The Debt Records team has just returned from the Aragon region of Northern Spain, where almost all our acts (plus others from across the globe – spanning every conceivable artistic discipline) gathered to celebrate the final Kuiperfest, an all-acoustic festival hidden among the olive groves of the Mattaraña mountain range.
The festival is one of the most welcoming and challenging events an artist can be involved in (as well as the most secret) – there are no lighting rigs, stage props or effects pedals, not even amplification beyond the terraces’ natural acoustics. All a performer has is their material and the trust of a listening crowd. To say that the festival is “no-nonsense”, however, would be grossly inaccurate… with turns from the Navet Bete clown troup and the Something Something puppetry duo there is certainly plenty of nonsense – though nonsense of the finest caliber.
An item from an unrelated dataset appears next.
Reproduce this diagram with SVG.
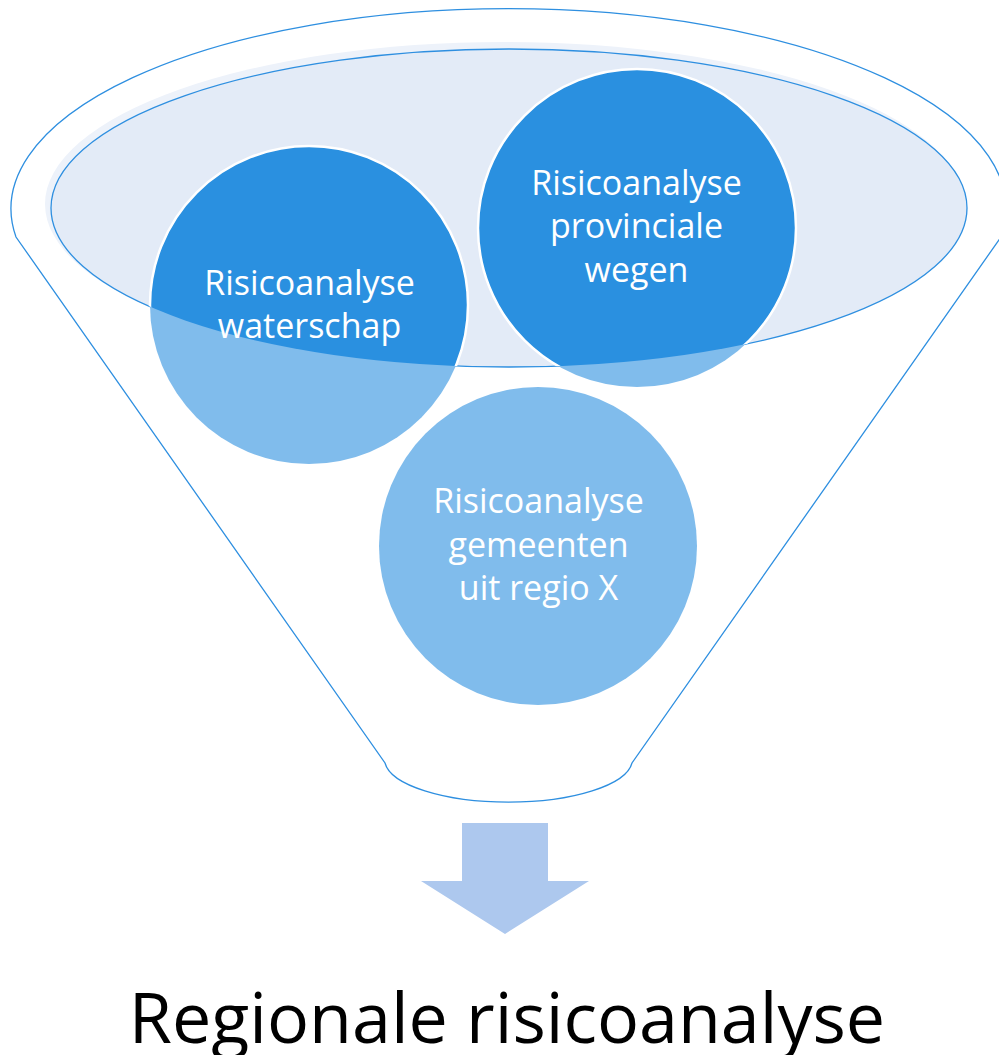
<svg xmlns="http://www.w3.org/2000/svg" width="999" height="1055" viewBox="0 0 999 1055">
  <style>
    .outline { fill: none; stroke: #2E8FE0; stroke-width: 1.3; }
    .light { fill: #80BCEC; }
    .dark { fill: #2A90E0; stroke: #FFFFFF; stroke-width: 2.5; }
    .lbl { font-family: "Open Sans", "Liberation Sans", sans-serif; font-size: 34px; fill: #FFFFFF; text-anchor: middle; }
    .title { font-family: "Open Sans", "Liberation Sans", sans-serif; font-size: 70px; fill: #000000; text-anchor: middle; }
  </style>
  <defs>
    <clipPath id="mouth">
      <ellipse cx="509" cy="208" rx="458" ry="159"/>
    </clipPath>
  </defs>
  <rect width="999" height="1055" fill="#FFFFFF"/>

  <g id="funnel">
    <path class="outline" d="M 16 237 A 497.5 200 0 1 1 1001 237 L 632 763 A 124 43 0 0 1 385 763 Z"/>
    <ellipse cx="504" cy="204" rx="459" ry="162" fill="#EDF2FA"/>
    <ellipse cx="509" cy="208" rx="458" ry="159" fill="#E3EBF7" stroke="#2E8FE0" stroke-width="1.3"/>
  </g>

  <g id="node-waterschap">
    <circle class="light" cx="309" cy="305" r="159"/>
    <circle class="dark" cx="309" cy="305" r="159" clip-path="url(#mouth)"/>
    <text class="lbl" x="309.5" y="295">Risicoanalyse</text>
    <text class="lbl" x="309.5" y="338">waterschap</text>
  </g>

  <g id="node-provinciale-wegen">
    <circle class="light" cx="637" cy="228" r="159"/>
    <circle class="dark" cx="637" cy="228" r="159" clip-path="url(#mouth)"/>
    <text class="lbl" x="636.5" y="195">Risicoanalyse</text>
    <text class="lbl" x="636.5" y="238">provinciale</text>
    <text class="lbl" x="636.5" y="282">wegen</text>
  </g>

  <g id="node-gemeenten">
    <circle class="light" cx="538" cy="546" r="159"/>
    <text class="lbl" x="538.5" y="513">Risicoanalyse</text>
    <text class="lbl" x="538.5" y="557">gemeenten</text>
    <text class="lbl" x="538.5" y="600">uit regio X</text>
  </g>

  <g id="connectors">
    <polygon points="462,823 548,823 548,881 589,881 505,934 421,881 462,881" fill="#ADC8EE"/>
  </g>

  <g id="node-result">
    <text class="title" x="507" y="1043">Regionale risicoanalyse</text>
  </g>
</svg>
Over the years the Kuiper showcase has led to collaborations, international tours and Fringe Festival residencies for those that have taken part. David Rybka and Louis Barabbas, for example, found themselves with bookings in Mexico, Alabaster dePlume ended up performing alongside a string quartet and contemporary dancers, Biff Roxby became Monkey Poet’s producer and a lot of drunk musicians fell down a ravine (but that’s another story).
This year’s Kuiperfest was always set to be the final instalment. Its founder Jon Bonfiglio (producer, playwright and author of the “Movement and Memory” lecture series) was adamant that one cannot sustain the innocence of such an event indefinitely. Anyone who has watched the metamorphosis of festivals like Glastonbury over the years will no doubt agree.